If you want your videos to generate leads, clients, and sales, that needs to be their clear goal. For videos that convert, you need to start with a business goal and align them with your overall marketing plan.
Why video content needs its own strategy
The biggest mistake we see people make is not planning their videos at all. And a whopping 21% of people in our 2025 survey said this is how they approach their video content!
You can’t expect a point and shoot approach to hit any objectives, no matter how ‘in the moment’ it feels.
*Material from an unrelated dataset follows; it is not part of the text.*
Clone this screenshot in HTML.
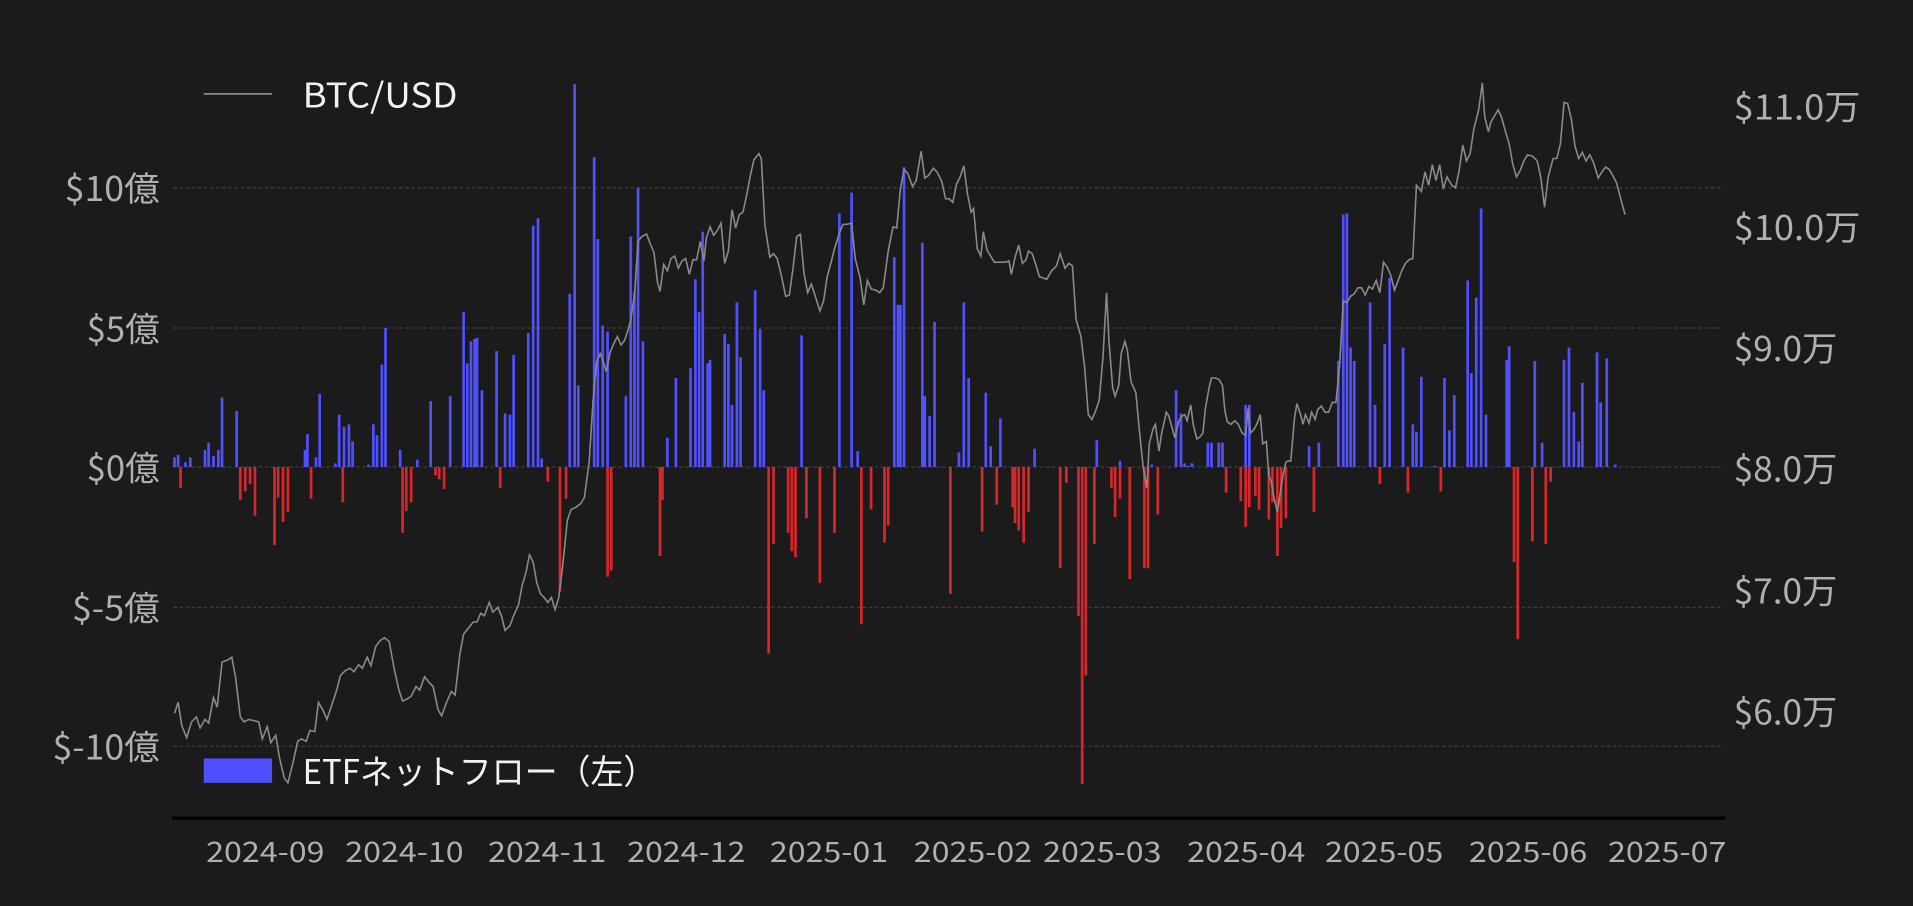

Although video is now one of the most powerful tools in your toolkit, it comes with its own set of challenges. When we asked over 400 business people what their main barrier to creating more video content is, they said:
- It takes too long: 40%
- I feel self-conscious on camera: 22%
- I struggle to come up with ideas: 17%
- The tech feels overwhelming: 13%
- I’m already creating as much as I want: 9%
It’s a multi-step process that’s easy to get lost in. Considering all these elements that need different skills, tools, and thought processes, it’s no wonder people just skip the strategy part. But your videos won’t convert without a strategy behind them.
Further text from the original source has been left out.